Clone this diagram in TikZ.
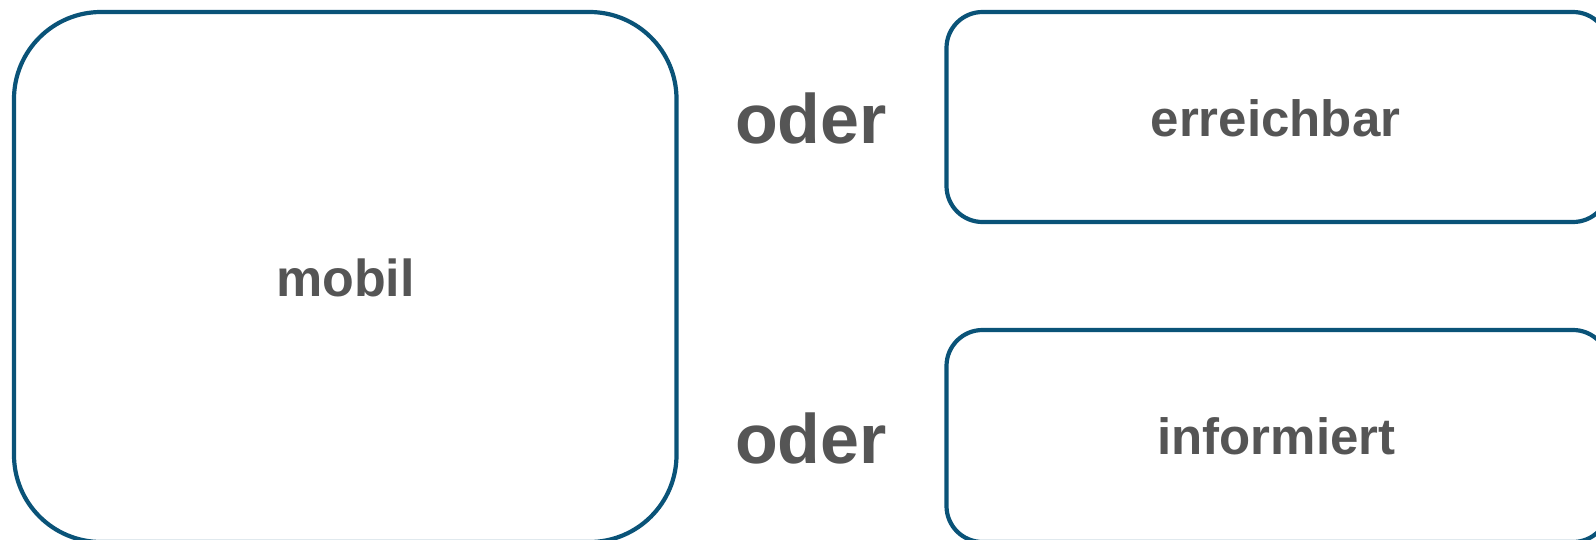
\documentclass[tikz,border=0pt]{standalone}
\usepackage{fontspec}
\setmainfont{Liberation Sans}
\definecolor{frame}{RGB}{10,83,120}
\definecolor{label}{RGB}{85,85,85}
\tikzset{
  panel/.style={draw=frame, line width=4.2pt, rectangle, inner sep=0pt, outer sep=0pt},
  word/.style={text=label, font=\bfseries, inner sep=0pt, anchor=base},
}
\begin{document}
\begin{tikzpicture}[x=1pt,y=-1pt]
  \useasboundingbox (0,0) rectangle (1596,539);
  \clip (0,0) rectangle (1596,539);
  % frames
  \node[panel, rounded corners=87pt, minimum width=662.5pt, minimum height=530pt] (mobilbox) at (345.25,277) {};
  \node[panel, rounded corners=36pt, minimum width=662.5pt, minimum height=210pt] (erreichbox) at (1277.75,117) {};
  \node[panel, rounded corners=36pt, minimum width=662.5pt, minimum height=212pt] (infobox) at (1277.75,436) {};
  % labels
  \node[word, font=\fontsize{52}{60}\selectfont\bfseries] (mobil) at (345.5,296.5) {mobil};
  \node[word, font=\fontsize{51}{60}\selectfont\bfseries] (erreichbar) at (1275.5,136) {erreichbar};
  \node[word, font=\fontsize{51}{60}\selectfont\bfseries] (informiert) at (1276.5,454) {informiert};
  \node[word, font=\fontsize{70}{84}\selectfont\bfseries] (oder1) at (811,143) {oder};
  \node[word, font=\fontsize{70}{84}\selectfont\bfseries] (oder2) at (811,463) {oder};
\end{tikzpicture}
\end{document}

WHAT TO PRODUCE: Leave out the pictures and output the rest of the material exactly as written.

REPLY:
Clone this diagram in TikZ.
\documentclass[tikz,border=0pt]{standalone}
\usepackage{fontspec}
\setmainfont{Liberation Sans}
\definecolor{frame}{RGB}{10,83,120}
\definecolor{label}{RGB}{85,85,85}
\tikzset{
  panel/.style={draw=frame, line width=4.2pt, rectangle, inner sep=0pt, outer sep=0pt},
  word/.style={text=label, font=\bfseries, inner sep=0pt, anchor=base},
}
\begin{document}
\begin{tikzpicture}[x=1pt,y=-1pt]
  \useasboundingbox (0,0) rectangle (1596,539);
  \clip (0,0) rectangle (1596,539);
  % frames
  \node[panel, rounded corners=87pt, minimum width=662.5pt, minimum height=530pt] (mobilbox) at (345.25,277) {};
  \node[panel, rounded corners=36pt, minimum width=662.5pt, minimum height=210pt] (erreichbox) at (1277.75,117) {};
  \node[panel, rounded corners=36pt, minimum width=662.5pt, minimum height=212pt] (infobox) at (1277.75,436) {};
  % labels
  \node[word, font=\fontsize{52}{60}\selectfont\bfseries] (mobil) at (345.5,296.5) {mobil};
  \node[word, font=\fontsize{51}{60}\selectfont\bfseries] (erreichbar) at (1275.5,136) {erreichbar};
  \node[word, font=\fontsize{51}{60}\selectfont\bfseries] (informiert) at (1276.5,454) {informiert};
  \node[word, font=\fontsize{70}{84}\selectfont\bfseries] (oder1) at (811,143) {oder};
  \node[word, font=\fontsize{70}{84}\selectfont\bfseries] (oder2) at (811,463) {oder};
\end{tikzpicture}
\end{document}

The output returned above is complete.